■ Do this
Pictures don't belong in the copy; print all the records exactly.

(Figure scripts)
**********

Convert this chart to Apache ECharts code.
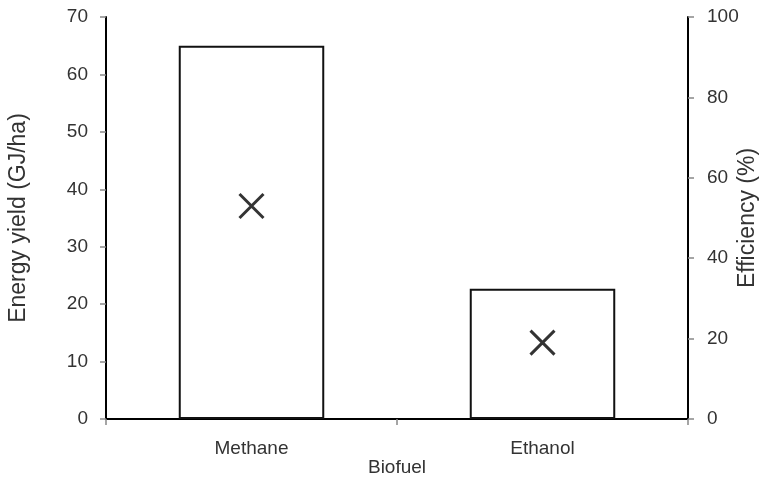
<!DOCTYPE html>
<html>
<head>
<meta charset="utf-8">
<script src="https://cdn.jsdelivr.net/npm/echarts@6/dist/echarts.min.js"></script>
<style>
  html, body { margin: 0; padding: 0; background: #fff; }
  #chart { width: 759px; height: 481px; }
</style>
</head>
<body>
<div id="chart"></div>
<script>
// Biofuel comparison: energy yield as bars (left axis), efficiency as crosses (right axis)
const categories = ['Methane', 'Ethanol'];
const energyYield = [65, 22.7];       // GJ/ha
const efficiency = [53, 19];          // %
const yieldTicks = { min: 0, max: 70, interval: 10 };
const effTicks = { min: 0, max: 100, interval: 20 };

const FONT = '"Liberation Sans", Arial, sans-serif';
const TEXT = '#333333';

const chart = echarts.init(document.getElementById('chart'), null, { renderer: 'canvas' });

chart.setOption({
  animation: false,
  backgroundColor: '#ffffff',
  grid: { left: 106, right: 71, top: 17, bottom: 62, containLabel: false, outerBoundsMode: 'none' },
  xAxis: {
    type: 'category',
    data: categories,
    boundaryGap: true,
    name: 'Biofuel',
    nameLocation: 'middle',
    nameGap: 39,
    nameMoveOverlap: false,
    nameTextStyle: { fontFamily: FONT, fontSize: 19, color: TEXT },
    axisLine: { lineStyle: { color: '#000', width: 2 } },
    axisTick: { show: true, length: 6, lineStyle: { color: '#888', width: 1.5 } },
    axisLabel: { fontFamily: FONT, fontSize: 19, color: TEXT, margin: 20 },
    splitLine: { show: false }
  },
  yAxis: [
    {
      type: 'value',
      min: yieldTicks.min, max: yieldTicks.max, interval: yieldTicks.interval,
      name: 'Energy yield (GJ/ha)',
      nameLocation: 'middle',
      nameGap: 76,
      nameMoveOverlap: false,
      nameTextStyle: { fontFamily: FONT, fontSize: 23, color: TEXT },
      axisLine: { show: true, lineStyle: { color: '#000', width: 2 } },
      axisTick: { show: true, length: 6, lineStyle: { color: '#888', width: 1.5 } },
      axisLabel: { fontFamily: FONT, fontSize: 19, color: TEXT, margin: 18 },
      splitLine: { show: false }
    },
    {
      type: 'value',
      position: 'right',
      min: effTicks.min, max: effTicks.max, interval: effTicks.interval,
      name: 'Efficiency (%)',
      nameLocation: 'middle',
      nameGap: 48,
      nameMoveOverlap: false,
      nameTextStyle: { fontFamily: FONT, fontSize: 23, color: TEXT },
      axisLine: { show: true, lineStyle: { color: '#000', width: 2 } },
      axisTick: { show: true, length: 6, lineStyle: { color: '#888', width: 1.5 } },
      axisLabel: { fontFamily: FONT, fontSize: 19, color: TEXT, margin: 19 },
      splitLine: { show: false }
    }
  ],
  series: [
    {
      name: 'Energy yield',
      type: 'bar',
      yAxisIndex: 0,
      data: energyYield,
      barWidth: '50%',
      itemStyle: { color: '#ffffff', borderColor: '#111', borderWidth: 2 },
      z: 2
    },
    {
      name: 'Efficiency',
      type: 'scatter',
      yAxisIndex: 1,
      data: efficiency,
      symbol: 'path://M0,0L10,10M10,0L0,10',
      symbolSize: 24,
      itemStyle: { color: 'transparent', borderColor: '#000', borderWidth: 3 },
      z: 3
    }
  ]
});
</script>
</body>
</html>
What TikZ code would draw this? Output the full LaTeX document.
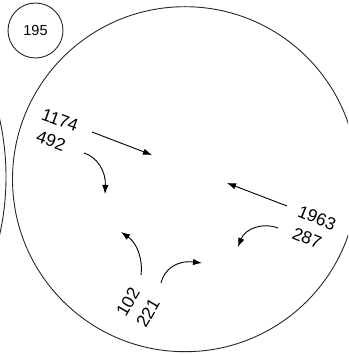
\documentclass[tikz,border=0pt]{standalone}
\usepackage{fontspec}
\setmainfont{Liberation Sans}
\usetikzlibrary{arrows.meta}
\begin{document}
\begin{tikzpicture}[x=1pt,y=-1pt,
  ring/.style={draw=black!85, line width=0.9pt},
  numlabel/.style={inner sep=0pt, font=\fontsize{17.5}{21}\selectfont},
  flow/.style={draw=black, line width=0.9pt, -{Latex[length=9pt,width=6.5pt]}}]
  \useasboundingbox (0,0) rectangle (348,355);
  \clip (0,0) rectangle (348,355);

  % neighbouring circles
  \node[ring, circle, minimum size=55pt, inner sep=0pt, font=\fontsize{14.5}{16}\selectfont] (c195) at (35.5,30.5) {195};
  \draw[ring] (-259,177) circle[radius=265];
  \draw[ring] (185,179.2) circle[radius=172.5];

  % labels, one node per line
  \node[numlabel, rotate=-20] (l1174) at (60,120) {1174};
  \node[numlabel, rotate=-20] (l492)  at (51,141) {492};
  \node[numlabel, rotate=-22] (l1963) at (317,218) {1963};
  \node[numlabel, rotate=-22] (l287)  at (307,238) {287};
  \node[numlabel, rotate=60]  (l102)  at (128,302) {102};
  \node[numlabel, rotate=60]  (l221)  at (148,313) {221};

  % arrow end points
  \coordinate (a1s) at (92,132);  \coordinate (a1e) at (152,155);
  \coordinate (a2s) at (84,153);  \coordinate (a2e) at (105,194);
  \coordinate (a3s) at (287,206); \coordinate (a3e) at (227,183);
  \coordinate (a4s) at (278,228); \coordinate (a4e) at (238,247);
  \coordinate (a5s) at (141,275); \coordinate (a5e) at (121,232);
  \coordinate (a6s) at (161,283); \coordinate (a6e) at (202,263);

  % arrows
  \draw[flow] (a1s) -- (a1e);
  \draw[flow] (a2s) .. controls (97,157) and (106,171) .. (a2e);
  \draw[flow] (a3s) -- (a3e);
  \draw[flow] (a4s) .. controls (262,222) and (245,229) .. (a4e);
  \draw[flow] (a5s) .. controls (143,259) and (137,243) .. (a5e);
  \draw[flow] (a6s) .. controls (164,270) and (176,260) .. (a6e);
\end{tikzpicture}
\end{document}
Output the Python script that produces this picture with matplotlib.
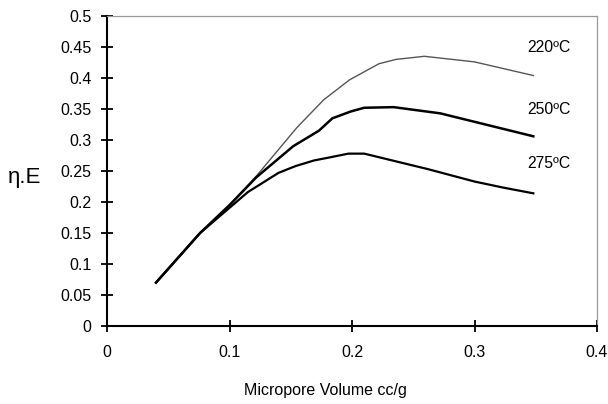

**********

■ Result for this task
Convert this chart to Apache ECharts code.
<!DOCTYPE html>
<html>
<head>
<meta charset="utf-8">
<script src="https://cdn.jsdelivr.net/npm/echarts@6/dist/echarts.min.js"></script>
<style>
  html, body { margin: 0; padding: 0; background: #fff; }
  #chart { width: 759px; height: 481px; }
</style>
</head>
<body>
<div id="chart"></div>
<script>
// Biofuel comparison: energy yield as bars (left axis), efficiency as crosses (right axis)
const categories = ['Methane', 'Ethanol'];
const energyYield = [65, 22.7];       // GJ/ha
const efficiency = [53, 19];          // %
const yieldTicks = { min: 0, max: 70, interval: 10 };
const effTicks = { min: 0, max: 100, interval: 20 };

const FONT = '"Liberation Sans", Arial, sans-serif';
const TEXT = '#333333';

const chart = echarts.init(document.getElementById('chart'), null, { renderer: 'canvas' });

chart.setOption({
  animation: false,
  backgroundColor: '#ffffff',
  grid: { left: 106, right: 71, top: 17, bottom: 62, containLabel: false, outerBoundsMode: 'none' },
  xAxis: {
    type: 'category',
    data: categories,
    boundaryGap: true,
    name: 'Biofuel',
    nameLocation: 'middle',
    nameGap: 39,
    nameMoveOverlap: false,
    nameTextStyle: { fontFamily: FONT, fontSize: 19, color: TEXT },
    axisLine: { lineStyle: { color: '#000', width: 2 } },
    axisTick: { show: true, length: 6, lineStyle: { color: '#888', width: 1.5 } },
    axisLabel: { fontFamily: FONT, fontSize: 19, color: TEXT, margin: 20 },
    splitLine: { show: false }
  },
  yAxis: [
    {
      type: 'value',
      min: yieldTicks.min, max: yieldTicks.max, interval: yieldTicks.interval,
      name: 'Energy yield (GJ/ha)',
      nameLocation: 'middle',
      nameGap: 76,
      nameMoveOverlap: false,
      nameTextStyle: { fontFamily: FONT, fontSize: 23, color: TEXT },
      axisLine: { show: true, lineStyle: { color: '#000', width: 2 } },
      axisTick: { show: true, length: 6, lineStyle: { color: '#888', width: 1.5 } },
      axisLabel: { fontFamily: FONT, fontSize: 19, color: TEXT, margin: 18 },
      splitLine: { show: false }
    },
    {
      type: 'value',
      position: 'right',
      min: effTicks.min, max: effTicks.max, interval: effTicks.interval,
      name: 'Efficiency (%)',
      nameLocation: 'middle',
      nameGap: 48,
      nameMoveOverlap: false,
      nameTextStyle: { fontFamily: FONT, fontSize: 23, color: TEXT },
      axisLine: { show: true, lineStyle: { color: '#000', width: 2 } },
      axisTick: { show: true, length: 6, lineStyle: { color: '#888', width: 1.5 } },
      axisLabel: { fontFamily: FONT, fontSize: 19, color: TEXT, margin: 19 },
      splitLine: { show: false }
    }
  ],
  series: [
    {
      name: 'Energy yield',
      type: 'bar',
      yAxisIndex: 0,
      data: energyYield,
      barWidth: '50%',
      itemStyle: { color: '#ffffff', borderColor: '#111', borderWidth: 2 },
      z: 2
    },
    {
      name: 'Efficiency',
      type: 'scatter',
      yAxisIndex: 1,
      data: efficiency,
      symbol: 'path://M0,0L10,10M10,0L0,10',
      symbolSize: 24,
      itemStyle: { color: 'transparent', borderColor: '#000', borderWidth: 3 },
      z: 3
    }
  ]
});
</script>
</body>
</html>
What TikZ code would draw this? Output the full LaTeX document.
\documentclass[tikz,border=0pt]{standalone}
\usepackage{fontspec}
\setmainfont{Liberation Sans}
\usetikzlibrary{arrows.meta}
\begin{document}
\begin{tikzpicture}[x=1pt,y=-1pt,
  ring/.style={draw=black!85, line width=0.9pt},
  numlabel/.style={inner sep=0pt, font=\fontsize{17.5}{21}\selectfont},
  flow/.style={draw=black, line width=0.9pt, -{Latex[length=9pt,width=6.5pt]}}]
  \useasboundingbox (0,0) rectangle (348,355);
  \clip (0,0) rectangle (348,355);

  % neighbouring circles
  \node[ring, circle, minimum size=55pt, inner sep=0pt, font=\fontsize{14.5}{16}\selectfont] (c195) at (35.5,30.5) {195};
  \draw[ring] (-259,177) circle[radius=265];
  \draw[ring] (185,179.2) circle[radius=172.5];

  % labels, one node per line
  \node[numlabel, rotate=-20] (l1174) at (60,120) {1174};
  \node[numlabel, rotate=-20] (l492)  at (51,141) {492};
  \node[numlabel, rotate=-22] (l1963) at (317,218) {1963};
  \node[numlabel, rotate=-22] (l287)  at (307,238) {287};
  \node[numlabel, rotate=60]  (l102)  at (128,302) {102};
  \node[numlabel, rotate=60]  (l221)  at (148,313) {221};

  % arrow end points
  \coordinate (a1s) at (92,132);  \coordinate (a1e) at (152,155);
  \coordinate (a2s) at (84,153);  \coordinate (a2e) at (105,194);
  \coordinate (a3s) at (287,206); \coordinate (a3e) at (227,183);
  \coordinate (a4s) at (278,228); \coordinate (a4e) at (238,247);
  \coordinate (a5s) at (141,275); \coordinate (a5e) at (121,232);
  \coordinate (a6s) at (161,283); \coordinate (a6e) at (202,263);

  % arrows
  \draw[flow] (a1s) -- (a1e);
  \draw[flow] (a2s) .. controls (97,157) and (106,171) .. (a2e);
  \draw[flow] (a3s) -- (a3e);
  \draw[flow] (a4s) .. controls (262,222) and (245,229) .. (a4e);
  \draw[flow] (a5s) .. controls (143,259) and (137,243) .. (a5e);
  \draw[flow] (a6s) .. controls (164,270) and (176,260) .. (a6e);
\end{tikzpicture}
\end{document}
Output the Python script that produces this picture with matplotlib.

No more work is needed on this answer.